Kant on philosophy as science
It is the main point of the whole critical endevour of Kant to bring metaphysics (or philosophy as such) back on the "secure course of a science":
Metaphysics - a wholly isolated speculative cognition of reason that
elevates itself entirely above all instruction from experience, and that
through mere concepts (not, like mathematics, through the application
of concepts to intuition), where reason thus is supposed to be its own
pupil - has up to now not been so favored by fate as to have been able
to enter upon the secure course of a science, even though it is older than
all other sciences, and would remain even if all the others were swallowed up by an all-consuming barbarism. (Kant, CPR, B xiv)
Now the concern of this critique of pure speculative reason consists
in that attempt to transform the accepted procedure of metaphysics, undertaking an entire revolution according to the example of the geometers and natural scientists. It is a treatise on the method, not a system of
the science itself; but it catalogs the entire outline of the science of
metaphysics, both in respect of its boundaries and in respect of its entire internal structure. (Kant, CPR, B xxii)
From Kant to Hegel
Förster has some four chapters on that, and I cannot refer to all the content discussed. The main core points of Kant prevailed, and it had been a major criticism that he presented several principles (for each faculty of knowledge one), trying to show how these can stand side by side without contradiction.
Most critics argued that there has to be a single, unifying principle. Basically, the idea why a systematic Wissenschaft has to be derived from a single principle is easy: Say we have two a priori certain principles, to take the easiest case. Now, if we want to apply them, they are either materially identical (single principle), or we will have to decide which principle is to be applied. For deciding that, we would need to have a third principle, which would need a justification of its own. The main idea of this dilemma can be found in my answer here as well.
This lead to various attempts of finding a single principle. Förster writes on Fichte:
For Fichte characterized his philosophy, which he now referred to as Wissenschaftslehre, as the discipline which philosophically grounds the possibility of every other science.
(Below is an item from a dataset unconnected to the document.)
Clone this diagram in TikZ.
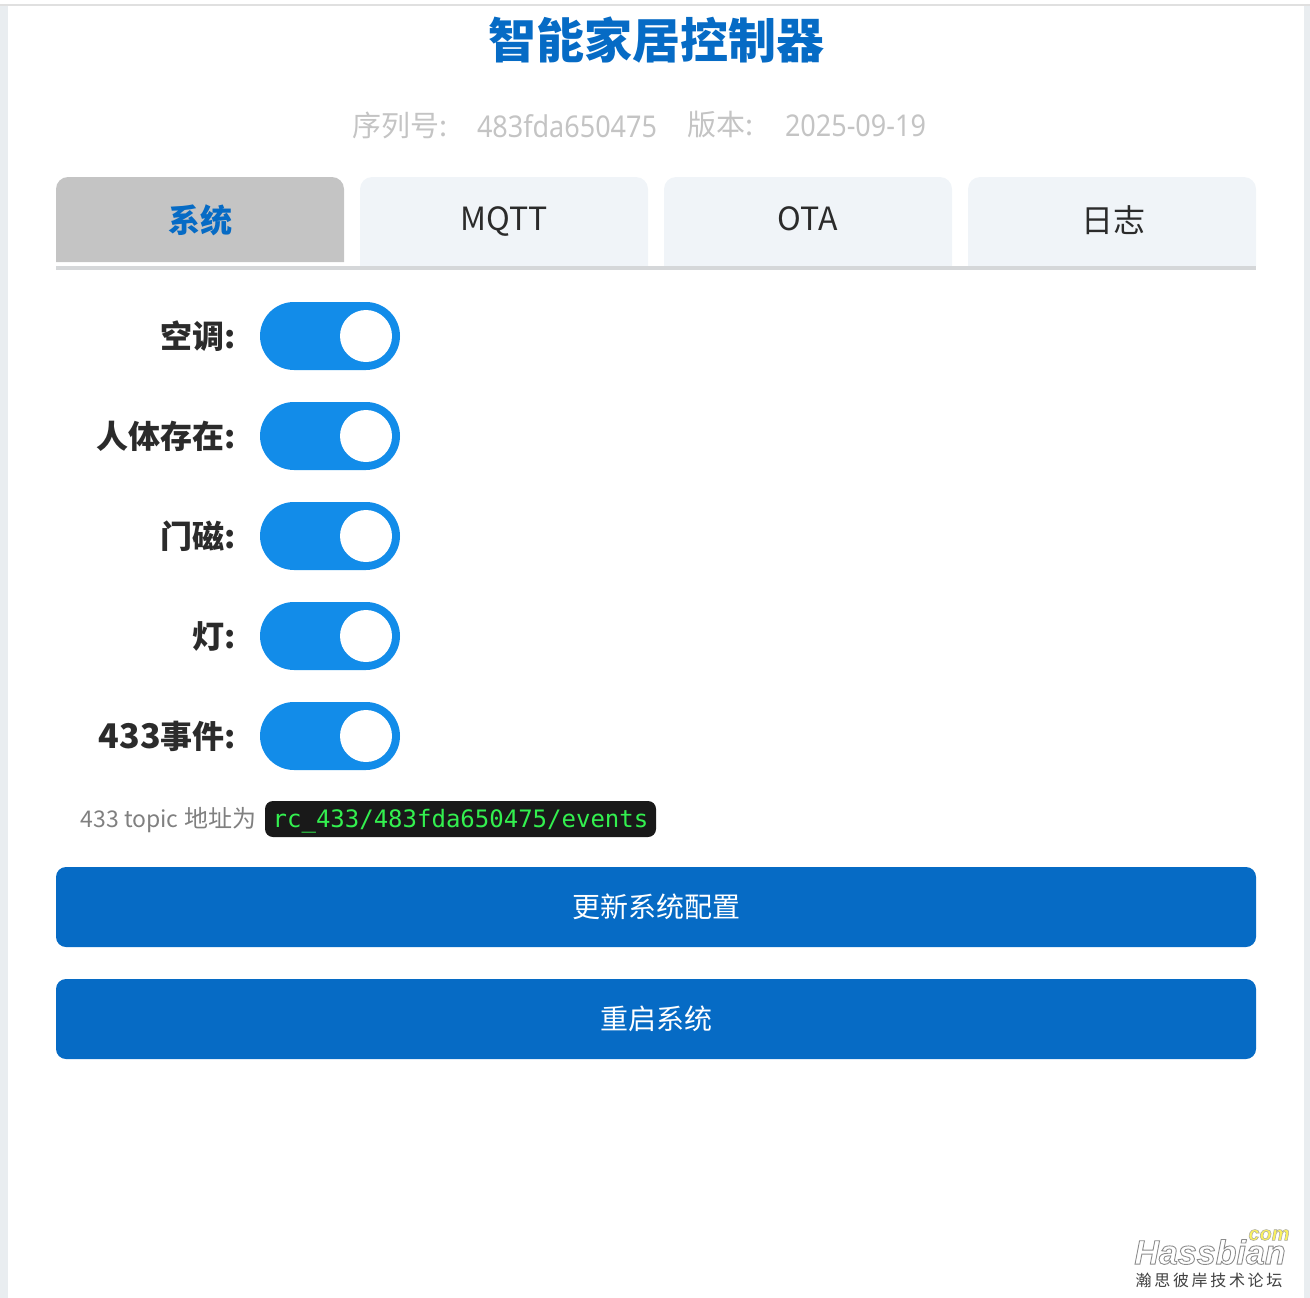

Since every science must have a systematic
form, and since such form can only be derived from a first principle, the
Wissenschaftslehre must at the same time establish principles for every other science. Those principles must, if they are truly to be principles, be incapable of further proof: “All those propositions which serve as first principles of the various particular sciences are, at the same time, propositions indigenous to the Wissenschaftslehre. Thus one and the same proposition has to be considered from two points of view” (GA I,2:128; W 1:56) (Förster, 2012:175).
This "one and the same proposition" was A=A, the proposition of identity. This has led to criticism by e.g. Hölderlin, who was highly influential on Hegel, his former fellow student in Tübingen and very good friend (they met 1797 in Heidelberg and discussed these things a lot).
I will quote secondary literature here, as this is easier than carving it out of Hegel's text and give interpretation and context. Hegel saw philosophy as a science:
For Hegel, it is the “scientific” in the
sense of the theoretical whole [he links Hegel's understanding of science with 'totality' just before] that determines not the empirical but the
ontological truth of a sentence. He knew very well the difference between
physics and philosophy, for example, although he often opened himself to
ridicule by attempting to express the philosophical significance of physics.
But this was precisely his intention: to provide a philosophical explanation
of philosophy as an expression of the totality of the human spirit. Hegel
accepts the scientific nature of philosophy, but he distinguishes philosophical
from natural science. (Stanley Rosen, *The Idea of Hegel's "Science of Logic", pp. 5-6)
Rosen is quite explicit about that Hegel is looking for something like a fist principle:
Like Hegel, Fichte is obsessed with the need to arrive
at a presuppositionless beginning, in order to transform philosophy into a
deductive or systematic science. He begins his search for the “first, strictly
unconditioned principle” with a distinction between thinking as activity and the principle as an expression of that activity (Stanley Rosen, *The Idea of Hegel's "Science of Logic", p.196)
Regarding the nature of this single principle, this case is clear to some extent if you know Hegel, but hard to track down in a single quote: It is (Absolute) Geist, the all-encompassing conscience. The closest I could find to verify that is the following, effectively describing Geist as ultimate condition of the unity of object and subject, which can only be grasped by looking at the whole of history:
Hegel’s goal to bring together understanding and reason in such a way as
to show that the ideals of the latter are achieved or fully manifested in the
structure of the former. This in turn depends upon the transformation of
the synthetic unity of apperception from a logical condition of consciousness
to a principle of subjectivity, namely, the principle that underlies the
unity of subject and object (Stanley Rosen, *The Idea of Hegel's "Science of Logic", p.22, emphasis mine)
The understanding of what it means to be Wissenschaft, i.e. something that through its methods literally translated creates knowledge [Wissen = knowledge; schaffen = to create], had been quite different. Hume's skepticism led to the understanding that all phenomenal, empirical data is not reliable enough to constitute knowledge in this very peculiar sense.
And what Hegel thought to have accomplished is to present a method that, through its application, is able to get rid of empirical illusions, leading to an understanding of how reality actually is, i.e. to knowledge. Therefore, in this sense, it is Wissenschaft. And it is Wissenschaft der Logik as the knowledge is gained through a very specific methodology he calls logic, although this may differ a lot from contemporary understandings.
Long story short: If terms in historical philosophy do not make any sense, try to look up their historical and, in philosophy, often times technical meaning.